The President informed the nation that in the last three years, construction of trades training institutes had begun in Mwense, Mporokoso, Lundazi, Mumbwa, Sesheke, Kalabo and Isoka districts.
He said expansion and rehabilitation works were also underway at Chipata, Ukwimi, Choma, Kasiya and Northern Technical College (NORTECH).
Young people living in these rural districts now have hope of acquiring critical skills that will help them earn an income and contribute to national development.
The PF is aware that any development of the education sector should be holistic.
It is for this reason it has undertaken major infrastructure construction, upgrading and rehabilitation works to increase access to early childhood, primary and secondary education.
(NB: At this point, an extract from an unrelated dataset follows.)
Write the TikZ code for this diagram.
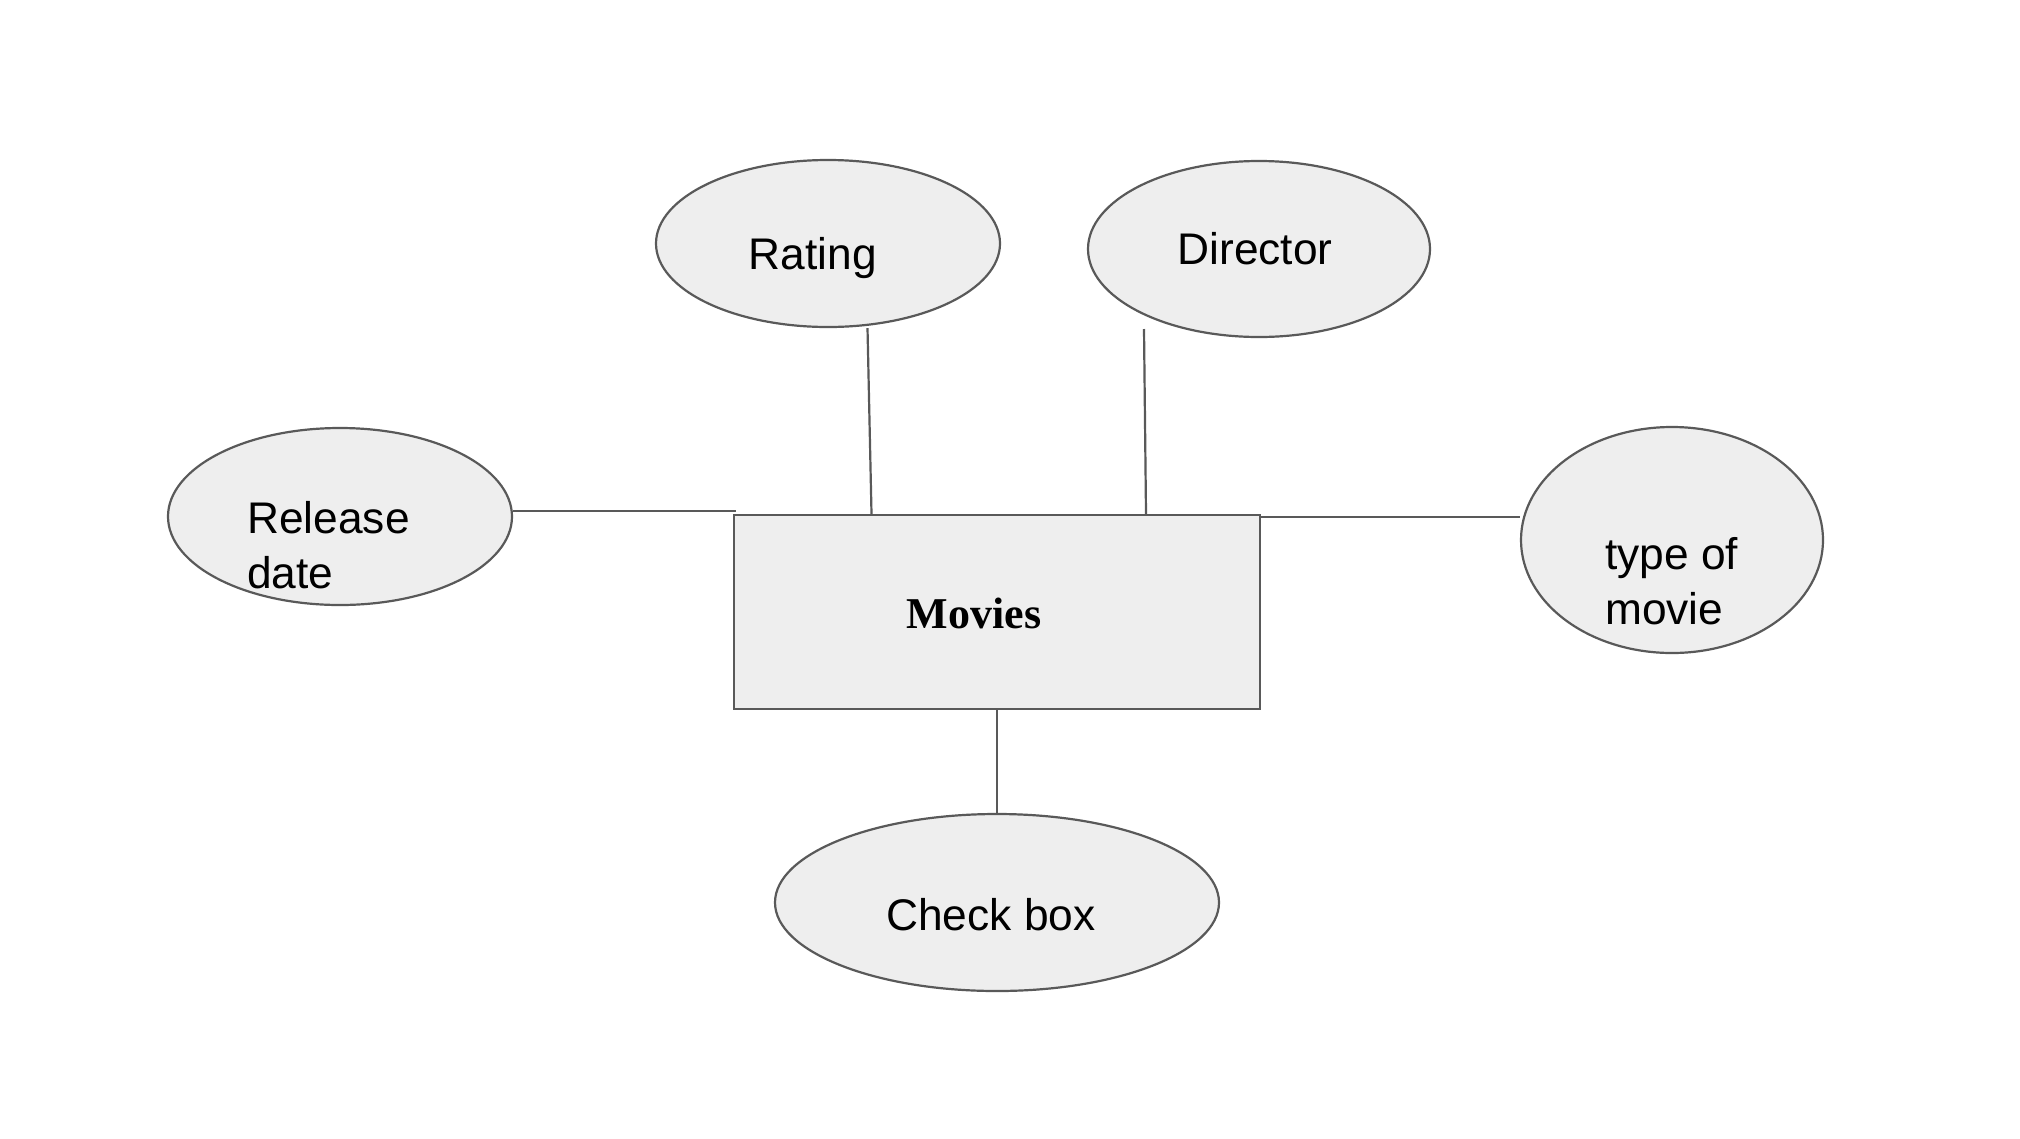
\documentclass[tikz,border=0pt]{standalone}
\usepackage{fontspec}
\setmainfont{Liberation Sans}
\newfontfamily\serifbold{Liberation Serif}
\usetikzlibrary{shapes.geometric}
\definecolor{edgegray}{HTML}{595959}
\definecolor{fillgray}{HTML}{EEEEEE}
\tikzset{
  attr/.style={ellipse, draw=edgegray, fill=fillgray, line width=2.2pt, inner sep=0pt},
  entity/.style={rectangle, draw=edgegray, fill=fillgray, line width=2.4pt, inner sep=0pt, minimum width=526pt, minimum height=194pt},
  conn/.style={draw=edgegray, line width=2.2pt},
  lbl/.style={font=\fontsize{44.3pt}{54.5pt}\selectfont, inner sep=0pt},
}
\begin{document}
\begin{tikzpicture}[x=1pt,y=-1pt]
\useasboundingbox (0,0) rectangle (2020,1138);
\fill[white] (0,0) rectangle (2020,1138);
% attribute ellipses
\node[attr, minimum width=344pt, minimum height=167pt] (rating) at (828,243.5) {};
\node[attr, minimum width=342pt, minimum height=176pt] (director) at (1259,249) {};
\node[attr, minimum width=344pt, minimum height=177pt] (release) at (340,516.5) {};
\node[attr, minimum width=302pt, minimum height=226pt] (type) at (1672,540) {};
\node[attr, minimum width=444pt, minimum height=177pt] (check) at (997,902.5) {};
% entity
\node[entity] (movies) at (997,612) {};
% texts
\node[lbl, anchor=base] (ratingtxt) at (813,269) {Rating};
\node[lbl, anchor=base] (directortxt) at (1255,264) {Director};
\node[lbl, anchor=base] (checktxt) at (991,930) {Check box};
\node[lbl, anchor=west, align=left] (releasetxt) at (247,545) {Release\\date};
\node[lbl, anchor=west, align=left] (typetxt) at (1605,581) {type of\\movie};
\node[anchor=base, inner sep=0pt, font=\serifbold\bfseries\fontsize{44pt}{50pt}\selectfont] (moviestxt) at (974,628) {Movies};
% connectors
\coordinate (rl) at (736,511);
\draw[conn] (release.east |- 0,511) -- (rl);
\draw[conn] (rating.south -| 867.5,0) -- (movies.north -| 871.5,0);
\coordinate (ds) at (1144,329);
\draw[conn] (ds) -- (movies.north -| 1146,0);
\draw[conn] (movies.north east |- 0,517) -- (type.west |- 0,517);
\draw[conn] (movies.south) -- (check.north);
\end{tikzpicture}
\end{document}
And the numbers are quite inspiring.
“In the last five years, 1,526 early childhood education centres, especially in rural areas, have been constructed and are fully operational with total enrolment capacity of 70,000 learners [children],” President Lungu announced.
He said government is also upgrading 220 basic schools into secondary schools.
“This will result in the creation of over 100,000 spaces for learners,” the President said.
What the head of State did not mention, however, is the fact that all these interventions have created hundreds of jobs for hitherto hopeless graduate teachers who would otherwise have been roaming the streets today.
These young men and women must understand better the meaning of the PF’s popular slogan ‘sonta apo wabomba [show us where you have worked]’.
President Lungu reported to the nation that besides expanding primary and basic school infrastructure, Government had by May this year completed the construction of 41 of the targeted 84 new secondary schools countrywide and that the remaining 43 were at various stages of construction.
Zambians have an opportunity to judge for themselves whether this record reflects a government that does not care about education or not as they cast their votes on August 11.